__Exercise requirements__:
The lines from the top of the material below through the line containing "import pandas as pd" are to be printed exactly, with pictures omitted.
▬▬▬▬▬▬
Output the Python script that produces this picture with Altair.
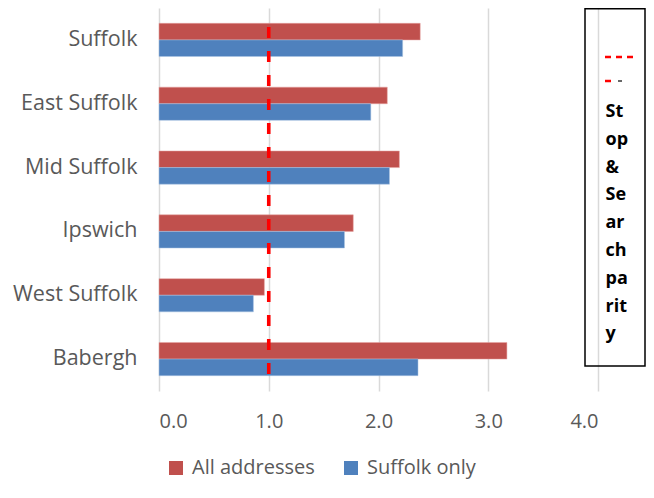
import altair as alt
import pandas as pd

categories = ["Suffolk", "East Suffolk", "Mid Suffolk", "Ipswich", "West Suffolk", "Babergh"]
all_addresses = [2.38, 2.08, 2.19, 1.77, 0.96, 3.17]
suffolk_only = [2.22, 1.93, 2.10, 1.69, 0.86, 2.36]
series_names = ["All addresses", "Suffolk only"]
series_colors = ["#C0504D", "#4F81BD"]
parity_value = [1.0]
x_ticks = [0, 1, 2, 3, 4]
box_lines = ["St", "op", "&", "Se", "ar", "ch", "pa", "rit", "y"]

rows = []
for c, a, s in zip(categories, all_addresses, suffolk_only):
    rows.append({"area": c, "series": series_names[0], "value": a})
    rows.append({"area": c, "series": series_names[1], "value": s})
df = pd.DataFrame(rows)

FONT = "Open Sans"
GREY = "#595959"

x_scale = alt.Scale(domain=[0, 4], nice=False)

bars = alt.Chart(df).mark_bar(strokeWidth=1, strokeOpacity=0.5).encode(
    x=alt.X("value:Q", scale=x_scale,
            axis=alt.Axis(values=x_ticks, format=".1f", title=None, grid=True,
                          gridColor="#d9d9d9", gridWidth=1.5, domain=False, ticks=False,
                          labelFont=FONT, labelFontSize=20, labelColor=GREY,
                          labelPadding=20)),
    y=alt.Y("area:N", sort=categories,
            scale=alt.Scale(paddingInner=0.48, paddingOuter=0.24),
            axis=alt.Axis(title=None, domain=False, ticks=False, grid=False,
                          labelFont=FONT, labelFontSize=21.5, labelColor=GREY,
                          labelPadding=22)),
    yOffset=alt.YOffset("series:N", sort=series_names),
    color=alt.Color("series:N", sort=series_names,
                    scale=alt.Scale(domain=series_names, range=series_colors),
                    legend=alt.Legend(title=None, orient="none", direction="horizontal",
                                      legendX=7, legendY=450, padding=0,
                                      symbolType="square", symbolSize=196,
                                      symbolStrokeWidth=0, labelOffset=6,
                                      columnPadding=26, labelFont=FONT,
                                      labelFontSize=20, labelColor=GREY)),
    stroke=alt.Stroke("series:N", sort=series_names,
                      scale=alt.Scale(domain=series_names, range=["#e8a3a1", "#a9c3e3"]),
                      legend=None),
)

parity = alt.Chart(pd.DataFrame({"p": parity_value})).mark_rule(
    color="#FF0000", strokeWidth=3.6, strokeDash=[11, 13]
).encode(
    x=alt.X("p:Q", scale=x_scale),
    y=alt.value(19),
    y2=alt.value(367),
)

box = alt.Chart(pd.DataFrame({"p": parity_value})).mark_rect(
    fill="transparent", stroke="black", strokeWidth=1.5
).encode(
    x=alt.value(426), x2=alt.value(486), y=alt.value(0.75), y2=alt.value(358)
)

dash1 = alt.Chart(pd.DataFrame({"p": parity_value})).mark_rule(
    color="#FF0000", strokeWidth=2.5, strokeDash=[6, 5]
).encode(x=alt.value(446), x2=alt.value(474), y=alt.value(49))

dash2 = alt.Chart(pd.DataFrame({"p": parity_value})).mark_rule(
    color="#FF0000", strokeWidth=2.5, strokeDash=[6, 5]
).encode(x=alt.value(446), x2=alt.value(455), y=alt.value(73))

dash3 = alt.Chart(pd.DataFrame({"p": parity_value})).mark_rule(
    color="black", strokeWidth=1.2
).encode(x=alt.value(459), x2=alt.value(463), y=alt.value(73))

box_text = alt.Chart(pd.DataFrame({"p": parity_value})).mark_text(
    text=box_lines, align="left", baseline="alphabetic", font=FONT,
    fontSize=18, fontWeight="bold", color="black", lineHeight=27.8
).encode(x=alt.value(446.5), y=alt.value(109))

chart = alt.layer(bars, parity, box, dash1, dash2, dash3, box_text).properties(
    width=439, height=383,
    autosize=alt.AutoSizeParams(type="none"),
    padding={"left": 151, "top": 0, "right": 48, "bottom": 90},
).configure_view(stroke=None).resolve_scale(stroke="independent")

chart.save("out.html", embed_options={"renderer": "svg", "actions": False})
▬▬▬▬▬▬
__Expected answer__:
Output the Python script that produces this picture with Altair.
import altair as alt
import pandas as pd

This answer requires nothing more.